### Given data
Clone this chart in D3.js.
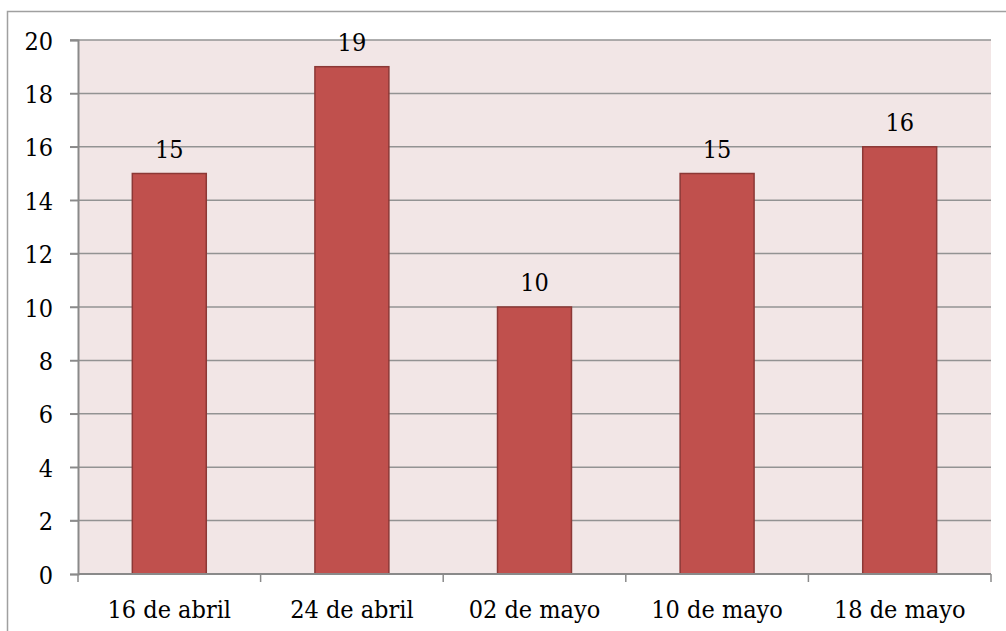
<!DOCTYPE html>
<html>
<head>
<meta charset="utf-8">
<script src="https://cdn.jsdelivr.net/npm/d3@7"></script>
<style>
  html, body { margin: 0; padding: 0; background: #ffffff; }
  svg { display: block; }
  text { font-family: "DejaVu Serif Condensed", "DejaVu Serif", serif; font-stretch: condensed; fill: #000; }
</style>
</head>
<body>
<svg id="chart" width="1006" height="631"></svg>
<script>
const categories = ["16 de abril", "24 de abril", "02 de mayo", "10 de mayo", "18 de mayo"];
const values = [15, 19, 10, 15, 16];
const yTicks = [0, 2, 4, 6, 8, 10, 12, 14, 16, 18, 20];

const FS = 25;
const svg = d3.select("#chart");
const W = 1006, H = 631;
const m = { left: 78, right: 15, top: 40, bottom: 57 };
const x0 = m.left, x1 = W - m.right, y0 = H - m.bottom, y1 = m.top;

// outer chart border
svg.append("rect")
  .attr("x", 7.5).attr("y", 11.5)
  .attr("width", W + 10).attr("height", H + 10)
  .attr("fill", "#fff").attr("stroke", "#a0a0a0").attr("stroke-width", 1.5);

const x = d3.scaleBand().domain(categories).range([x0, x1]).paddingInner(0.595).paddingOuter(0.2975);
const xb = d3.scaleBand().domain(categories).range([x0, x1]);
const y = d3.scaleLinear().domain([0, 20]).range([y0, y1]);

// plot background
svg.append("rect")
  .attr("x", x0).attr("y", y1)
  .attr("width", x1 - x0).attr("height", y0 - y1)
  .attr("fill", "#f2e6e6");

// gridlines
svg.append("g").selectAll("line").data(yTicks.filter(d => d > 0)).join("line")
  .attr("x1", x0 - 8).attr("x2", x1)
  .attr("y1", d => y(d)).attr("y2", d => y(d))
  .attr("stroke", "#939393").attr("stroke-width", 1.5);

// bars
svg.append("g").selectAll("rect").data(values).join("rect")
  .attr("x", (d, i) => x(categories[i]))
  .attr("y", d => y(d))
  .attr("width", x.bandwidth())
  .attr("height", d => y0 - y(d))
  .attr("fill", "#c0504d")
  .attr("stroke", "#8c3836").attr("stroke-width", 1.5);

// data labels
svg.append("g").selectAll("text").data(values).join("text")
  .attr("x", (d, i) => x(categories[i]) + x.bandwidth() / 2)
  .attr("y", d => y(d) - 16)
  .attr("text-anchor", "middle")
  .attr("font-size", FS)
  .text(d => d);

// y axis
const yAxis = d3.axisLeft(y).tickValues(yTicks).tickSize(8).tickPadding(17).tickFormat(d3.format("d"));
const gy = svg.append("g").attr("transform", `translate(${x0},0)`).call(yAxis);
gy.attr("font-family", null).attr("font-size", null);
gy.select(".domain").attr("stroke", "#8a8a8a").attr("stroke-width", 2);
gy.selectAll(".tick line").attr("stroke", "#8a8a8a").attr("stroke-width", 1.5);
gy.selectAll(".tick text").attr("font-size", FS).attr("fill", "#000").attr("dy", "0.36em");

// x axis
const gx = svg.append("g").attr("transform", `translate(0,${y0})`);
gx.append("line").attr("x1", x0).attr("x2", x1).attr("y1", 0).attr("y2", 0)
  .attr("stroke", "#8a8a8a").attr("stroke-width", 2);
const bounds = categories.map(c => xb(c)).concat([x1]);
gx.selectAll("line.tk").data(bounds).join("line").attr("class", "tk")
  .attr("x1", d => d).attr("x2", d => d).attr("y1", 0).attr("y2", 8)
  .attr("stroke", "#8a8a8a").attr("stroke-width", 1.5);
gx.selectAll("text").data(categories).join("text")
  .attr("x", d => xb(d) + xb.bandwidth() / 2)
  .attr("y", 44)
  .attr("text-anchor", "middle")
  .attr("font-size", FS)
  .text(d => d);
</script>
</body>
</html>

### Your instructions
Restate the listing above word for word, and skip the pictures.

### Finished task
Clone this chart in D3.js.
<!DOCTYPE html>
<html>
<head>
<meta charset="utf-8">
<script src="https://cdn.jsdelivr.net/npm/d3@7"></script>
<style>
  html, body { margin: 0; padding: 0; background: #ffffff; }
  svg { display: block; }
  text { font-family: "DejaVu Serif Condensed", "DejaVu Serif", serif; font-stretch: condensed; fill: #000; }
</style>
</head>
<body>
<svg id="chart" width="1006" height="631"></svg>
<script>
const categories = ["16 de abril", "24 de abril", "02 de mayo", "10 de mayo", "18 de mayo"];
const values = [15, 19, 10, 15, 16];
const yTicks = [0, 2, 4, 6, 8, 10, 12, 14, 16, 18, 20];

const FS = 25;
const svg = d3.select("#chart");
const W = 1006, H = 631;
const m = { left: 78, right: 15, top: 40, bottom: 57 };
const x0 = m.left, x1 = W - m.right, y0 = H - m.bottom, y1 = m.top;

// outer chart border
svg.append("rect")
  .attr("x", 7.5).attr("y", 11.5)
  .attr("width", W + 10).attr("height", H + 10)
  .attr("fill", "#fff").attr("stroke", "#a0a0a0").attr("stroke-width", 1.5);

const x = d3.scaleBand().domain(categories).range([x0, x1]).paddingInner(0.595).paddingOuter(0.2975);
const xb = d3.scaleBand().domain(categories).range([x0, x1]);
const y = d3.scaleLinear().domain([0, 20]).range([y0, y1]);

// plot background
svg.append("rect")
  .attr("x", x0).attr("y", y1)
  .attr("width", x1 - x0).attr("height", y0 - y1)
  .attr("fill", "#f2e6e6");

// gridlines
svg.append("g").selectAll("line").data(yTicks.filter(d => d > 0)).join("line")
  .attr("x1", x0 - 8).attr("x2", x1)
  .attr("y1", d => y(d)).attr("y2", d => y(d))
  .attr("stroke", "#939393").attr("stroke-width", 1.5);

// bars
svg.append("g").selectAll("rect").data(values).join("rect")
  .attr("x", (d, i) => x(categories[i]))
  .attr("y", d => y(d))
  .attr("width", x.bandwidth())
  .attr("height", d => y0 - y(d))
  .attr("fill", "#c0504d")
  .attr("stroke", "#8c3836").attr("stroke-width", 1.5);

// data labels
svg.append("g").selectAll("text").data(values).join("text")
  .attr("x", (d, i) => x(categories[i]) + x.bandwidth() / 2)
  .attr("y", d => y(d) - 16)
  .attr("text-anchor", "middle")
  .attr("font-size", FS)
  .text(d => d);

// y axis
const yAxis = d3.axisLeft(y).tickValues(yTicks).tickSize(8).tickPadding(17).tickFormat(d3.format("d"));
const gy = svg.append("g").attr("transform", `translate(${x0},0)`).call(yAxis);
gy.attr("font-family", null).attr("font-size", null);
gy.select(".domain").attr("stroke", "#8a8a8a").attr("stroke-width", 2);
gy.selectAll(".tick line").attr("stroke", "#8a8a8a").attr("stroke-width", 1.5);
gy.selectAll(".tick text").attr("font-size", FS).attr("fill", "#000").attr("dy", "0.36em");

// x axis
const gx = svg.append("g").attr("transform", `translate(0,${y0})`);
gx.append("line").attr("x1", x0).attr("x2", x1).attr("y1", 0).attr("y2", 0)
  .attr("stroke", "#8a8a8a").attr("stroke-width", 2);
const bounds = categories.map(c => xb(c)).concat([x1]);
gx.selectAll("line.tk").data(bounds).join("line").attr("class", "tk")
  .attr("x1", d => d).attr("x2", d => d).attr("y1", 0).attr("y2", 8)
  .attr("stroke", "#8a8a8a").attr("stroke-width", 1.5);
gx.selectAll("text").data(categories).join("text")
  .attr("x", d => xb(d) + xb.bandwidth() / 2)
  .attr("y", 44)
  .attr("text-anchor", "middle")
  .attr("font-size", FS)
  .text(d => d);
</script>
</body>
</html>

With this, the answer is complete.